The skin of your hands carries two populations of bacteria. Resident bacteria are the commensals that live permanently in the hair follicles, sweat glands, and under the nails: organisms such as Staphylococcus epidermidis and, less commonly, Staphylococcus aureus. You cannot eliminate them, but you can suppress them. Transient bacteria are acquired from contact with contaminated surfaces and are more easily removed. Surgical hand antisepsis targets both: mechanical scrubbing removes transient organisms and reduces commensal counts, and chemical antiseptics suppress regrowth during the procedure.
Sterile gloves are worn immediately after to prevent recontamination. They are not a substitute for scrubbing. Gloves develop micro-perforations during use, and the warm moist environment inside a glove allows any residual bacteria to multiply rapidly. A poorly scrubbed hand inside a perforated glove is a significant infection risk.
Several checks must be completed before you approach the scrub sink. Anyone with a hand infection, broken skin, or an active upper respiratory infection should not scrub. Remove all hand jewellery including rings, bracelets, and watches. Nail varnish and artificial nails are not permitted. Roll your sleeves to at least four inches above the elbow. Ensure your cap covers all hair and your mask covers nose and mouth completely. If you wear glasses, ensure they fit securely and will not fall into the sterile field.

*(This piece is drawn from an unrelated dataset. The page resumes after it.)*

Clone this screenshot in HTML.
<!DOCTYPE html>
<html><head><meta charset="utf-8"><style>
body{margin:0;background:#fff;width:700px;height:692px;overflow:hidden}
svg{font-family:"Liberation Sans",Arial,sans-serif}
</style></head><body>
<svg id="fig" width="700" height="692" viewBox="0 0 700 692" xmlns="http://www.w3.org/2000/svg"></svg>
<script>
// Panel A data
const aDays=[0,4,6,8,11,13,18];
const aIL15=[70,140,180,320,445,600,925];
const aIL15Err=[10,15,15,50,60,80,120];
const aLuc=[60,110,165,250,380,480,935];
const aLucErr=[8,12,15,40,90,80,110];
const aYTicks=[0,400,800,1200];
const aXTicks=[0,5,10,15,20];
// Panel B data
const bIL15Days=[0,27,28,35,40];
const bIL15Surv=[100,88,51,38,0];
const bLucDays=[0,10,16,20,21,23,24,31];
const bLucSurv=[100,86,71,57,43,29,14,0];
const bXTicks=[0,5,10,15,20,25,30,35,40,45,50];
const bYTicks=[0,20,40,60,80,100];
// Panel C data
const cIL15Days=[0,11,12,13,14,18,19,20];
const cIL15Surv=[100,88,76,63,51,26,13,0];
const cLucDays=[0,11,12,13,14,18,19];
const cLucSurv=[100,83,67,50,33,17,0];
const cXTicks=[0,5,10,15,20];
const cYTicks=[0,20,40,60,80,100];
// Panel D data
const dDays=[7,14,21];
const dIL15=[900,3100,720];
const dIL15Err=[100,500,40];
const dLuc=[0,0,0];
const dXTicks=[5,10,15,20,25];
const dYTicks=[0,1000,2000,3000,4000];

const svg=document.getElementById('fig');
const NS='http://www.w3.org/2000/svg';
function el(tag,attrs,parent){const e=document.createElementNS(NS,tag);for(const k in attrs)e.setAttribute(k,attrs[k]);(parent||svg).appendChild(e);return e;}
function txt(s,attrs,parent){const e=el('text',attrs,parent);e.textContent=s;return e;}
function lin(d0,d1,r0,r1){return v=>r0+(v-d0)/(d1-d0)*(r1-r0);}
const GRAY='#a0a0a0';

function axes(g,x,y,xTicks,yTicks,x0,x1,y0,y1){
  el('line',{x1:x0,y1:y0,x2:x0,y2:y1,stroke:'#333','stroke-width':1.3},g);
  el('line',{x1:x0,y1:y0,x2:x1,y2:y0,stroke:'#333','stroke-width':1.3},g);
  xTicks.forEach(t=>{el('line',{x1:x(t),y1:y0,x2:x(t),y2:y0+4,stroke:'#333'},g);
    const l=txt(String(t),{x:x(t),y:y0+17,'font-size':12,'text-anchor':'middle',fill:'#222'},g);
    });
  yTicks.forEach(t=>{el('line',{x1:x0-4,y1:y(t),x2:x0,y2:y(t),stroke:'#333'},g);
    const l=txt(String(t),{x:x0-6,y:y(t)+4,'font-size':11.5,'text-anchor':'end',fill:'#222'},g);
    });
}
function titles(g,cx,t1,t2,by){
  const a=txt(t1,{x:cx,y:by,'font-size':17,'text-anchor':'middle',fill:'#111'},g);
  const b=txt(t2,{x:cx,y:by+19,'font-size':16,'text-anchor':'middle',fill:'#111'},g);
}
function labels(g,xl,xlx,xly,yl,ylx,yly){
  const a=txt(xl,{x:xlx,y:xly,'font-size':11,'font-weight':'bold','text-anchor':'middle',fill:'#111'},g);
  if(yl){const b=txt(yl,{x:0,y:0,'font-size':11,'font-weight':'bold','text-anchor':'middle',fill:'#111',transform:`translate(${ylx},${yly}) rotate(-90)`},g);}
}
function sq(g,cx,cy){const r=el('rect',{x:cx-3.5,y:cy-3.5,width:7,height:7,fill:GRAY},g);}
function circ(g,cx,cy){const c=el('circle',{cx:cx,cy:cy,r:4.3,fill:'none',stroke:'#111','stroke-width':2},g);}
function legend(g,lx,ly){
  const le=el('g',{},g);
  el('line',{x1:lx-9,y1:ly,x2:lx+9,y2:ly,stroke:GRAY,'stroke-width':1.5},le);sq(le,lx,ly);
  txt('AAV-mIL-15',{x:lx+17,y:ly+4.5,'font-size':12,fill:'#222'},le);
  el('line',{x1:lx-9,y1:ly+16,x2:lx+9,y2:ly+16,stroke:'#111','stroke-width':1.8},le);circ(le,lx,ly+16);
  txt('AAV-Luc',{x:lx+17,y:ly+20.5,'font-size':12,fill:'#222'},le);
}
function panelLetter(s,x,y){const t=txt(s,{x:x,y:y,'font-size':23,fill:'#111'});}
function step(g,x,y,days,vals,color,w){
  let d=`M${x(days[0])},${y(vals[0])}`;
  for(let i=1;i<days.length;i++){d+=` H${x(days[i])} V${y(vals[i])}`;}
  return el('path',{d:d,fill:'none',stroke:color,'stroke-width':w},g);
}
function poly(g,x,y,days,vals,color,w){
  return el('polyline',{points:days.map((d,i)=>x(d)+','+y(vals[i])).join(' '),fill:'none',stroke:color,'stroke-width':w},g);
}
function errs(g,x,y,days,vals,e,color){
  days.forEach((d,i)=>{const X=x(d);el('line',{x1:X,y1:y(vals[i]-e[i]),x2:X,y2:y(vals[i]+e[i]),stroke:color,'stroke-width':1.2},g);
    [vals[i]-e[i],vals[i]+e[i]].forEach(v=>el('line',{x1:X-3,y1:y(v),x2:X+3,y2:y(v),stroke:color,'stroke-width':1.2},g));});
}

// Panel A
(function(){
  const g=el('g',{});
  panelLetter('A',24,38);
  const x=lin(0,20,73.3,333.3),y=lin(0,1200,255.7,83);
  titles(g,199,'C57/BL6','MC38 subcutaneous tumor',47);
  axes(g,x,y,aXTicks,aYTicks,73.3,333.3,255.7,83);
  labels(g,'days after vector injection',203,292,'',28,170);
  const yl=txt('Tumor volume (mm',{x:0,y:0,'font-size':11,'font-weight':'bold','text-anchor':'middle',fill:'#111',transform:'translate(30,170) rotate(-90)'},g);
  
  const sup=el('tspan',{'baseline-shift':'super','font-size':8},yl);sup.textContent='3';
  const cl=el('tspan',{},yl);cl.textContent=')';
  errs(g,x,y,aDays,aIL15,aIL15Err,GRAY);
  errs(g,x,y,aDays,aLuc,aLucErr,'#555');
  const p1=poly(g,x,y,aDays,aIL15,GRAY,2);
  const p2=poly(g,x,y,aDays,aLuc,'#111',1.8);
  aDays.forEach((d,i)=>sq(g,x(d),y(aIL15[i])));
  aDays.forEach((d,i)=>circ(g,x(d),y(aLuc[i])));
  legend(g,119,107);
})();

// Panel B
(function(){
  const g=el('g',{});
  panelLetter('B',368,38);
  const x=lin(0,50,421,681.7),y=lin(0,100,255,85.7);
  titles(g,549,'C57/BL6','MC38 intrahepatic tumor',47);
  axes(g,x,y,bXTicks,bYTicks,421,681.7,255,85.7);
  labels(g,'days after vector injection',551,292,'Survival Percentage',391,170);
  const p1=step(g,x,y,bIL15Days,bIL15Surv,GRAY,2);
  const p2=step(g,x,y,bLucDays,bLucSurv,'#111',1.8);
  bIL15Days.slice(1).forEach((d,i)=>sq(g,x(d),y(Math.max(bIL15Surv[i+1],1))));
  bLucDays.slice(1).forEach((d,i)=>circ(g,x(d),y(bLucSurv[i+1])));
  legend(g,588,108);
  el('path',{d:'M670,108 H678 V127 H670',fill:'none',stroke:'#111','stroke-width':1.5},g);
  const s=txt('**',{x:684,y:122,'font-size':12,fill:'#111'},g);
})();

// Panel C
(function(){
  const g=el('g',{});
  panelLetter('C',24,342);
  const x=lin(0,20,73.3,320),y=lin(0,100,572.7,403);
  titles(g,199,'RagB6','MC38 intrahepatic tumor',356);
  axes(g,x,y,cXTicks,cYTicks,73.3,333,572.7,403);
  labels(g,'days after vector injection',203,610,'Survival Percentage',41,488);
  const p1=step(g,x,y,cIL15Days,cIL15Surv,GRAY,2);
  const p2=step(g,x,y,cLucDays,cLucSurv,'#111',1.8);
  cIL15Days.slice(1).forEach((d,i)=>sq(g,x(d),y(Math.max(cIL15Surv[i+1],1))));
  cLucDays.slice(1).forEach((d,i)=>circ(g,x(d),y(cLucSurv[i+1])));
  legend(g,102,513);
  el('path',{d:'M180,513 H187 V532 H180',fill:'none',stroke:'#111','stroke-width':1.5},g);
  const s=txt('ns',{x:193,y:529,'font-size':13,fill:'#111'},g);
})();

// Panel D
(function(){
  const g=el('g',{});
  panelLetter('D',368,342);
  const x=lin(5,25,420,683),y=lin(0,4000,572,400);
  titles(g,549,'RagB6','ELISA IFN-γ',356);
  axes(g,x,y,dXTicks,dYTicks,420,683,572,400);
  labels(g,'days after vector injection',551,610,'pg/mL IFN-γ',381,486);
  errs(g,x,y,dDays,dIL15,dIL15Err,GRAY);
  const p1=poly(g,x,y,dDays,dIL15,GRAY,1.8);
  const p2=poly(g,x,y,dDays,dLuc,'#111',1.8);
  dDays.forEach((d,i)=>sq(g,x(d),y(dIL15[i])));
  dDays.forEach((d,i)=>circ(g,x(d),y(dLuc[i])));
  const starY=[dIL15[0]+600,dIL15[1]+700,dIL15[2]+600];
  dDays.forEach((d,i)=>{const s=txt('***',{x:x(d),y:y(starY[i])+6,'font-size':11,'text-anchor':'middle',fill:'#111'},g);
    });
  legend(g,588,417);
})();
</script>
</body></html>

The antiseptic solution of choice in most UK theatres is 4% chlorhexidine gluconate in a detergent base, which has prolonged residual activity against both gram-positive and gram-negative organisms. Povidone iodine is an alternative. Alcohol-based hand rubs are used in some centres as an adjunct after the initial scrub, applied to thoroughly dried hands and allowed to air dry completely before gowning.
The timed method is the most widely used. The total scrub time is 2 to 6 minutes for the first procedure of the day, following the antiseptic manufacturer's recommendation. Subsequent procedures require a shorter scrub. The old practice of 10-minute scrubs is no longer recommended and causes unnecessary skin damage.
Pick up the sterile towel from the gown pack and step back from the sink. The towel must contact only your scrubbed hands and forearms. Place the unfolded towel on one hand. Using the upper surface, dry the opposite hand and forearm with a blotting motion, working distal to proximal. Turn the towel over and dry the second side. Discard the towel without touching anything further. Apply alcohol rub if required by local policy and allow it to dry completely.
After drying, keep hands and forearms above waist level and held away from your body at roughly 20 to 30 degrees above the elbow. This position must be maintained until you are fully gowned and gloved.
Lift the gown from the wrapper by its neckline, touching only the inner surface. Step back from the table and allow it to unfold gently. Do not shake it. Slip both arms simultaneously into the sleeves and advance your hands toward the cuffs, but do not let your hands emerge through the cuffs. Keeping hands inside the cuffs is essential for closed gloving. The circulating nurse ties the gown at the back without touching your hands or the sterile exterior. Once gloved, the wraparound tie at the front can be secured with the help of the circulator or a scrubbed team member.
Closed gloving is the standard technique for the initial scrub before a procedure because it ensures no skin contacts the outer surface of the glove. The hands remain inside the gown cuffs throughout.
Left glove: With your right sleeve-covered hand, grasp the cuff of the left glove from the pack. Place it palm-down on the left palm, fingers pointing toward the elbow. Grasp the top edge of the glove cuff with the left hand through the gown, then use the right sleeve-covered hand to pull the glove cuff over the left sleeve cuff, turning it back over the gown. Push the left hand through into the glove, ensuring the gown cuff is covered.
Right glove: The now-gloved left hand can handle the outside of the right glove directly. Place the right glove on the right sleeve in the same orientation, pull the cuff over, and advance the right hand through.
Inspect both gloves for integrity. Any perforation means the glove must be changed before the procedure begins.
Open gloving is used for changing a glove on the operating table when contamination or perforation occurs, and for minor bedside sterile procedures that do not require gowning. In this technique the skin of the hand briefly contacts the inner surface of the glove cuff, which is acceptable because the inner surface is not part of the sterile field. The gloved hand then handles the second glove exclusively by its outer cuff to maintain sterility of the outer surface.
A scrubbed, gowned, and gloved colleague can assist gloving by holding the glove open with fingers under the cuff and thumbs outward, stretching it wide. The person being gloved inserts their hand directly into the open glove. This is the technique used when a second surgeon scrubs in during a procedure.
At the end of a procedure, the gown is removed first by grasping the shoulders, pulling it downward, and turning it inside out as it comes off so the contaminated outer surface is folded inward. Gloves are removed using the glove-to-glove then skin-to-skin technique: grasp the outside cuff of the first glove with the gloved opposite hand and peel it inside out. Slide the bare fingers of the now-ungloved hand inside the second glove cuff and peel it inside out over the first glove. Discard together. Wash hands.